There is next to no mention of the Jim Carrey Biopic. Did you refer to the film at all before your documentary was made?

I saw it when it came out and enjoyed it.  When I started the documentary, I hadn’t looked at it in years.  I did end up attempting to watch it while in production, and I had to shut it off.  I think it’s a valiant effort, but they totally missed the mark in portraying Andy.  They kind of rehashed his career, but offered no insight into who he really was.  When I see Jim Carrey doing his thing in that movie, I think, “He’s doing someone, but it’s not Andy.”  I know Andy’s dad and brother felt the same way.  Andy’s brother told me I had come closer to understanding Andy than the Man on the Moon filmmakers had, which was very humbling to hear.

Was Tony Clifton not available for interviews?

I didn’t think he could offer much on Andy anymore.  I know that Tony Clifton continued to perform after Andy’s “death” without really consulting Andy’s family, which seemed kind of strange to me.  

The internet is a treasure trove of information or misinformation on Andy. Was the internet a tool you used to decipher through truths and half truths?

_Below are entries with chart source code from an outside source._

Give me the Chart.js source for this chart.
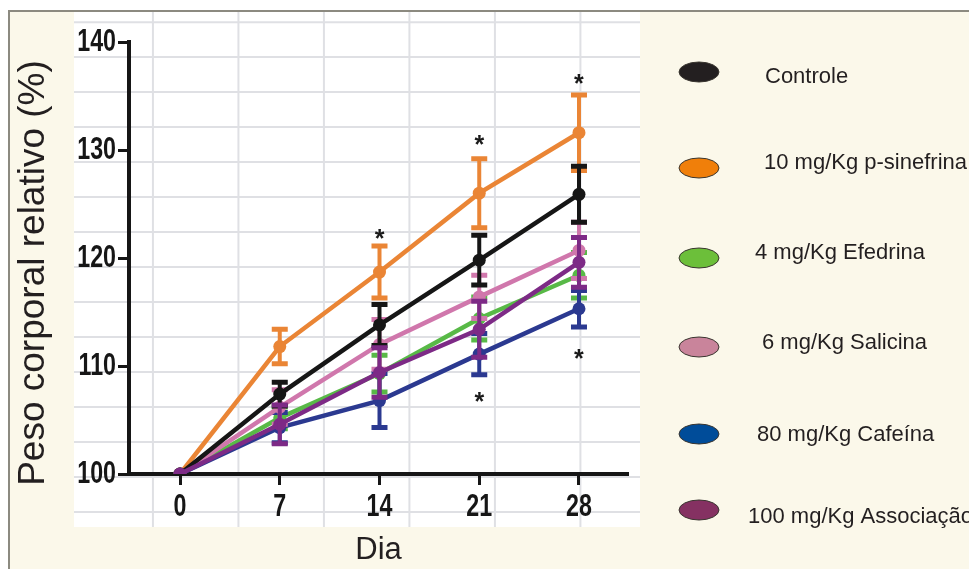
<!DOCTYPE html>
<html lang="pt">
<head>
<meta charset="UTF-8">
<title>Peso corporal relativo</title>
<style>
  html, body { margin: 0; padding: 0; background: #ffffff; }
  #wrap { width: 969px; height: 569px; position: relative; }
</style>
</head>
<body>
<div id="wrap"><canvas id="myChart"></canvas></div>

<script src="https://cdn.jsdelivr.net/npm/chart.js"></script>
<script>
// dados (media e erro padrao, % do peso inicial)
const days = [0, 7, 14, 21, 28];
const yTicks = [100, 110, 120, 130, 140];

const labels = ['Controle', '10 mg/Kg p-sinefrina', '4 mg/Kg Efedrina',
                '6 mg/Kg Salicina', '80 mg/Kg Cafeína', '100 mg/Kg Associação'];

const controle     = [100, 107.4, 113.8, 119.8, 125.9];
const controleSem  = [0, 1.1, 1.9, 2.3, 2.6];
const sinefrina    = [100, 111.8, 118.7, 126.0, 131.6];
const sinefrinaSem = [0, 1.6, 2.4, 3.2, 3.5];
const efedrina     = [100, 105.2, 109.3, 114.4, 118.4];
const efedrinaSem  = [0, 1.0, 1.7, 2.0, 2.1];
const salicina     = [100, 106.2, 112.0, 116.4, 120.7];
const salicinaSem  = [0, 1.6, 2.3, 2.0, 2.6];
const cafeina      = [100, 104.3, 106.8, 111.1, 115.3];
const cafeinaSem   = [0, 1.4, 2.5, 1.9, 1.7];
const associacao   = [100, 104.6, 109.4, 113.4, 119.6];
const associacaoSem = [0, 1.8, 2.3, 2.6, 2.3];

// asteriscos de significancia
const starDays   = [14, 21, 28, 21, 28];
const starValues = [122.4, 131.1, 136.8, 107.3, 111.3];

const lineColors   = ['#161616', '#ea8535', '#58b947', '#d077ac', '#2b3990', '#7d2a86'];
const legendColors = ['#231f20', '#f07f0a', '#6cbf3a', '#c9849b', '#004c99', '#853162'];

let v_means = [controle, sinefrina, efedrina, salicina, cafeina, associacao];
let v_sems = [controleSem, sinefrinaSem, efedrinaSem, salicinaSem, cafeinaSem, associacaoSem];
let v_order = [1, 5, 4, 2, 3, 0];

let v_datasets = [];
for (let i = 0; i < labels.length; i++) {
    v_datasets.push({
        label: labels[i],
        data: days.map((d, k) => ({ x: d, y: v_means[i][k] })),
        sem: v_sems[i],
        borderColor: lineColors[i],
        backgroundColor: lineColors[i],
        pointBackgroundColor: lineColors[i],
        borderWidth: 4.5,
        pointRadius: 6.5,
        pointHoverRadius: 6.5,
        pointBorderWidth: 0,
        order: v_order[i]
    });
}

const fundo = {
    id: 'fundo',
    beforeDraw(chart) {
        const ctx = chart.ctx;
        const sx = chart.scales.x, sy = chart.scales.y;
        ctx.save();
        ctx.fillStyle = '#ffffff';
        ctx.fillRect(0, 0, chart.width, chart.height);
        ctx.fillStyle = '#fbf8ea';
        ctx.fillRect(9, 11, chart.width - 9, chart.height - 11);
        ctx.strokeStyle = '#8c8a80';
        ctx.lineWidth = 2;
        ctx.beginPath();
        ctx.moveTo(9, chart.height);
        ctx.lineTo(9, 11);
        ctx.lineTo(chart.width, 11);
        ctx.stroke();

        // painel branco com grade
        const pl = 74, pr = 640, pt = 12, pb = 527;
        ctx.fillStyle = '#ffffff';
        ctx.fillRect(pl, pt, pr - pl, pb - pt);
        ctx.strokeStyle = '#dfe0e4';
        ctx.lineWidth = 2;
        for (let k = -2; k < 8; k++) {
            const px = sx.getPixelForValue(-1.9 + k * 6);
            if (px < pl || px > pr) continue;
            ctx.beginPath(); ctx.moveTo(px, pt); ctx.lineTo(px, pb); ctx.stroke();
        }
        for (let k = -3; k < 16; k++) {
            const py = sy.getPixelForValue(99.72 + k * 3.24);
            if (py < pt || py > pb) continue;
            ctx.beginPath(); ctx.moveTo(pl, py); ctx.lineTo(pr, py); ctx.stroke();
        }
        ctx.restore();
    },
    afterDatasetDraw(chart, args) {
        // barras de erro
        const ctx = chart.ctx;
        const sy = chart.scales.y;
        const ds = chart.data.datasets[args.index];
        ctx.save();
        ctx.strokeStyle = ds.borderColor;
        ctx.lineCap = 'butt';
        args.meta.data.forEach((pt, k) => {
            const e = ds.sem[k];
            if (!e) return;
            const m = ds.data[k].y;
            const y1 = sy.getPixelForValue(m + e), y2 = sy.getPixelForValue(m - e);
            ctx.lineWidth = 4;
            ctx.beginPath();
            ctx.moveTo(pt.x, y1); ctx.lineTo(pt.x, y2);
            ctx.stroke();
            ctx.lineWidth = 5;
            ctx.beginPath();
            ctx.moveTo(pt.x - 8, y1); ctx.lineTo(pt.x + 8, y1);
            ctx.moveTo(pt.x - 8, y2); ctx.lineTo(pt.x + 8, y2);
            ctx.stroke();
        });
        ctx.restore();
    },
    afterDraw(chart) {
        const ctx = chart.ctx;
        const sx = chart.scales.x, sy = chart.scales.y;
        ctx.save();

        // rotulos dos eixos (fonte estreita)
        ctx.fillStyle = '#161616';
        ctx.font = 'bold 31px "Liberation Sans", Arial, sans-serif';
        ctx.textBaseline = 'middle';
        sy.ticks.forEach(t => {
            ctx.save();
            ctx.translate(sy.left + sy.width - 13, sy.getPixelForValue(t.value));
            ctx.scale(0.75, 1);
            ctx.textAlign = 'right';
            ctx.fillText(String(t.value), 0, 0);
            ctx.restore();
        });
        sx.ticks.forEach(t => {
            ctx.save();
            ctx.translate(sx.getPixelForValue(t.value), sx.top + 33);
            ctx.scale(0.75, 1);
            ctx.textAlign = 'center';
            ctx.fillText(String(t.value), 0, 0);
            ctx.restore();
        });

        // asteriscos
        ctx.fillStyle = '#1a1a1a';
        ctx.font = 'bold 25px "Liberation Sans", Arial, sans-serif';
        ctx.textAlign = 'center';
        ctx.textBaseline = 'alphabetic';
        for (let i = 0; i < starDays.length; i++) {
            ctx.fillText('*', sx.getPixelForValue(starDays[i]), sy.getPixelForValue(starValues[i]) + 15);
        }

        // titulo do eixo y
        ctx.save();
        ctx.translate(34, 273);
        ctx.rotate(-Math.PI / 2);
        ctx.font = '37px "Liberation Sans", Arial, sans-serif';
        ctx.fillStyle = '#231f20';
        ctx.textAlign = 'center';
        ctx.textBaseline = 'middle';
        ctx.fillText('Peso corporal relativo (%)', 0, 0);
        ctx.restore();

        // legenda
        const ey = [72, 168, 258, 347, 434, 510];
        const ty = [77, 163, 253, 343, 435, 517];
        const tx = [765, 764, 755, 762, 757, 748];
        ctx.textAlign = 'left';
        ctx.textBaseline = 'middle';
        ctx.font = '22px "Liberation Sans", Arial, sans-serif';
        for (let i = 0; i < labels.length; i++) {
            ctx.beginPath();
            ctx.ellipse(699, ey[i], 20, 10, 0, 0, Math.PI * 2);
            ctx.fillStyle = legendColors[i];
            ctx.fill();
            ctx.lineWidth = 1;
            ctx.strokeStyle = '#3a3630';
            ctx.stroke();
            ctx.fillStyle = '#231f20';
            ctx.fillText(labels[i], tx[i], ty[i]);
        }
        ctx.restore();
    }
};

const ctx = document.querySelector('#myChart');
new Chart(ctx, {
    type: 'line',
    data: { datasets: v_datasets },
    options: {
        responsive: true,
        maintainAspectRatio: false,
        animation: false,
        layout: { padding: { top: 42, right: 341, bottom: 0, left: 0 } },
        plugins: {
            legend: { display: false },
            tooltip: { enabled: false }
        },
        scales: {
            x: {
                type: 'linear',
                min: -3.58,
                max: 31.44,
                afterBuildTicks: (s) => { s.ticks = days.map(v => ({ value: v })); },
                afterFit: (s) => { s.height = 95; },
                border: { display: true, color: '#161616', width: 4 },
                grid: { drawOnChartArea: false, drawTicks: true, tickLength: 11, tickColor: '#161616', tickWidth: 3 },
                ticks: { display: false },
                title: {
                    display: true,
                    text: 'Dia',
                    color: '#231f20',
                    font: { family: '"Liberation Sans", Arial, sans-serif', size: 31 },
                    padding: { top: 0, bottom: 0 }
                }
            },
            y: {
                type: 'linear',
                min: 100,
                max: 140,
                afterBuildTicks: (s) => { s.ticks = yTicks.map(v => ({ value: v })); },
                afterFit: (s) => { s.width = 129; },
                border: { display: true, color: '#161616', width: 4 },
                grid: { drawOnChartArea: false, drawTicks: true, tickLength: 11, tickColor: '#161616', tickWidth: 3 },
                ticks: { display: false }
            }
        }
    },
    plugins: [fundo]
});
</script>
</body>
</html>
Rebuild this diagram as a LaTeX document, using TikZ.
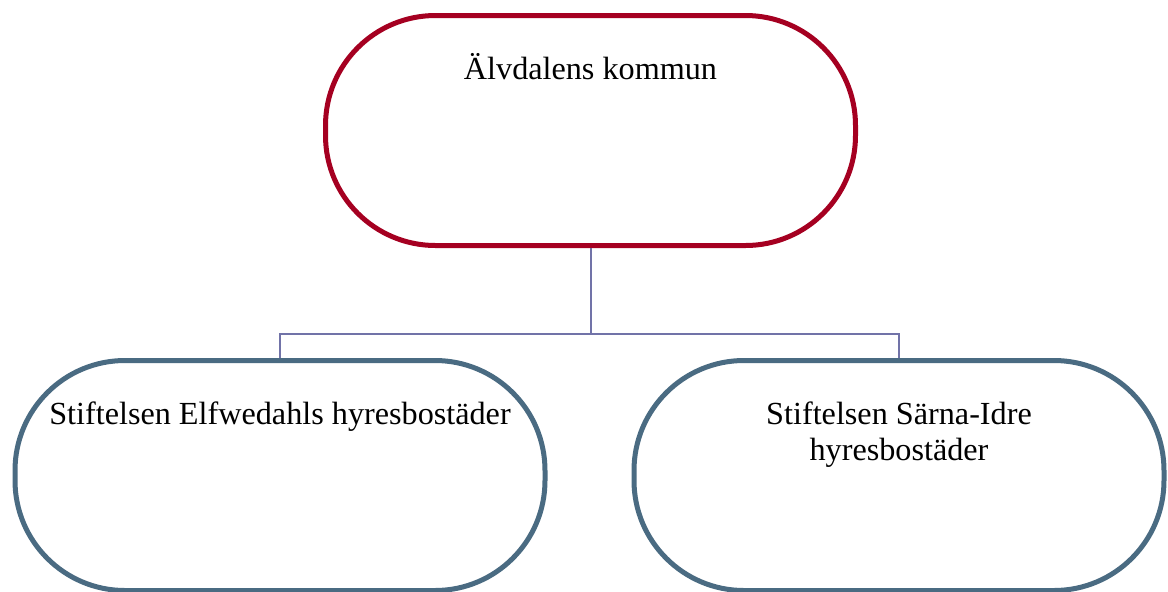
\documentclass[tikz,border=0pt]{standalone}
\usepackage{fontspec}
\setmainfont{Liberation Serif}
\usetikzlibrary{positioning}
\definecolor{kommunred}{HTML}{A50021}
\definecolor{stiftblue}{HTML}{4A6B82}
\definecolor{linkviolet}{HTML}{7173A8}
\tikzset{
	orgbox/.style={draw, line width=2.5pt, rounded corners=55pt, minimum width=265pt, minimum height=115pt, fill=white},
	orgtext/.style={anchor=base, align=center, font=\fontsize{16.1}{18}\selectfont},
	orglink/.style={draw=linkviolet, line width=1pt}
}
\begin{document}
\begin{tikzpicture}[x=0.5pt, y=-0.5pt]
	\useasboundingbox (0,0) rectangle (1168,591);
	\node[orgbox, draw=kommunred] (kommun) at (590.5, 130.5) {};
	\node[orgbox, draw=stiftblue] (elfwedahl) at (280, 475.5) {};
	\node[orgbox, draw=stiftblue] (sarna) at (899, 475.5) {};
	\node[orgtext] (kommuntext) at ([yshift=-33.25pt]kommun.north) {Älvdalens kommun};
	\node[orgtext] (elfwedahltext) at ([yshift=-33.25pt]elfwedahl.north) {Stiftelsen Elfwedahls hyresbostäder};
	% base of a two-line node sits on its last line
	\node[orgtext] (sarnatext) at ([yshift=-51.25pt]sarna.north) {Stiftelsen Särna-Idre\\hyresbostäder};
	\coordinate (fork) at (590.5, 334);
	\draw[orglink] (kommun.south) -- (fork);
	\draw[orglink] (fork) -| (elfwedahl.north);
	\draw[orglink] (fork) -| (sarna.north);
\end{tikzpicture}
\end{document}
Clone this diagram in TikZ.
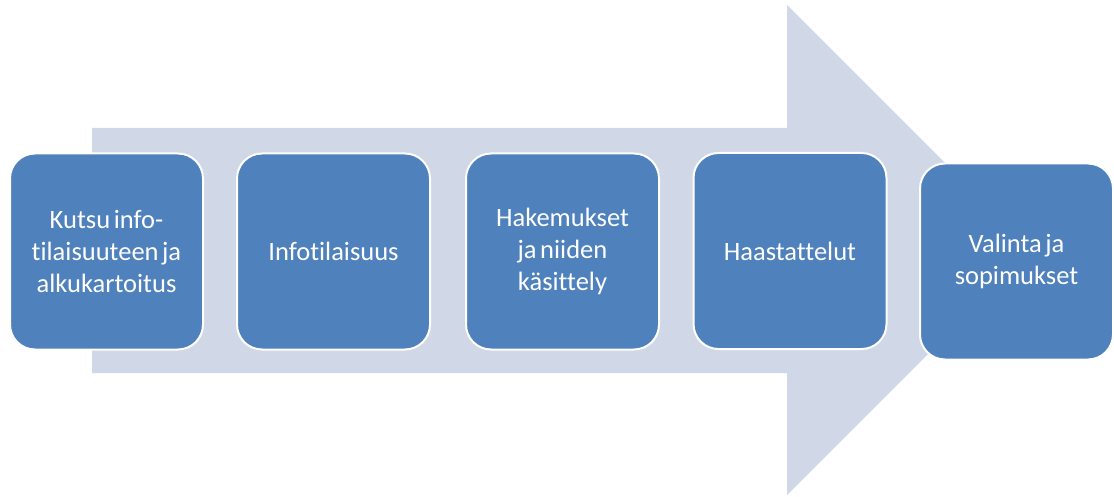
\documentclass[tikz,border=0pt]{standalone}
\usepackage{fontspec}
\setmainfont[Ligatures={NoCommon}, WordSpace=0.6]{Carlito}
\definecolor{stepblue}{HTML}{4F81BD}
\definecolor{arrowgrey}{HTML}{D0D8E8}
\begin{document}
\begin{tikzpicture}[x=1pt,y=-1pt,
  stepbox/.style={draw=white, line width=2pt, fill=stepblue, rounded corners=25pt,
    minimum width=193pt, minimum height=196pt, align=center,
    text=white, font=\fontsize{26.5}{32}\selectfont, inner sep=0pt}]
  % canvas
  \fill[white] (0,0) rectangle (1114,497);
  \useasboundingbox (0,0) rectangle (1114,497);
  % wide background arrow
  \fill[arrowgrey] (92,128) -- (787,128) -- (787,5) -- (1032,250) -- (787,495)
    -- (787,373) -- (92,373) -- cycle;
  % process steps
  \node[stepbox] (s1) at (106.5,251.5) {Kutsu info-\\tilaisuuteen ja\\alkukartoitus};
  \node[stepbox] (s2) at (333.5,251.5) {Infotilaisuus};
  \node[stepbox] (s3) at (562.5,251.5) {Hakemukset\\ja niiden\\käsittely};
  \node[stepbox] (s4) at (790,251) {Haastattelut};
  \node[stepbox] (s5) at (1016.5,261.5) {Valinta ja\\sopimukset};
\end{tikzpicture}
\end{document}
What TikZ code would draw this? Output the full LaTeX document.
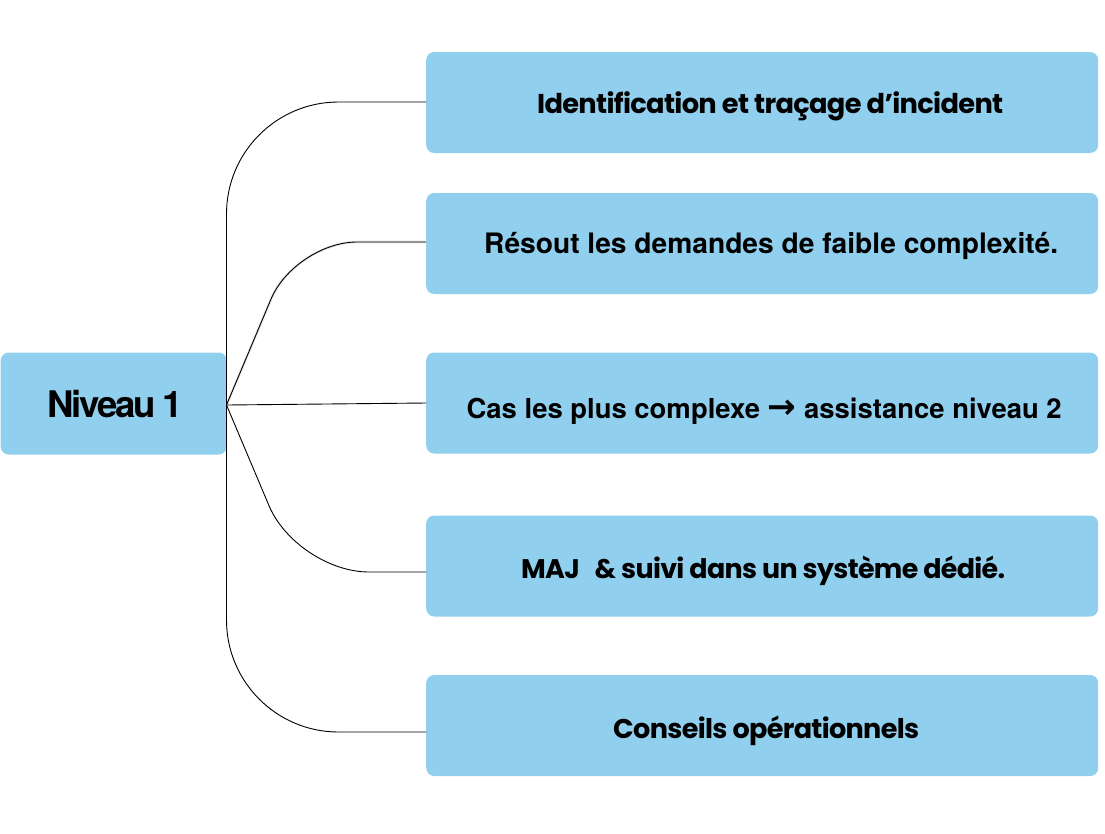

Oh yeah.  The Internet discussions on the possibility of Andy faking his death were very intriguing, and I ended up quoting some of these discussions in the film.  I’m quite sure a lot of what I studied online was false, but if it’s interesting, who cares?  I’ve made it a habit in my films to highlight belief without commenting on whether or not that belief is true, believable, or founded.  Belief is incredibly interesting to me, and when someone is convinced of something, their conviction makes for a fascinating topic, even if they’re dead wrong.

How can we not be sure that this film is not merely a hoax perpetrated by Andy to keep him in the spotlight to some degree?

You can’t be sure of it.  If Andy were behind this, this is the kind of budget and production value he would have.  If you look at his other film appearances (My Breakfast with Blassie, I’m From Hollywood), you’ll see that the style and quality of my film is very similar to those.  I could be working for Andy, for all you know.

Where do you see yourself in ten years as a filmmaker?

I’ll be 35, which is how old Andy was when he “died”.  If I’m alive, I know I’ll still be making films, but I’m not sure I’ll still be making documentaries.  If Andy resurfaces publicly, I think we’ll be good pals.

Parting Thoughts?

I would like to encourage everyone to continue buying DVDs of The Death of Andy Kaufman.  I would like to be able to quit my day job soon, and this will help tremendously toward that effort.  Seriously, for other struggling filmmakers, my word of encouragement is to get that film playing inside your head, find a camera, and get it made.  I had no distribution plans or deals in place for this project when I began, but now it’s been made available on DVD, and people are watching it.  You can’t wait for a secure deal or the promise of funds to create a film.  If you make it truthfully and from the heart, people will respond.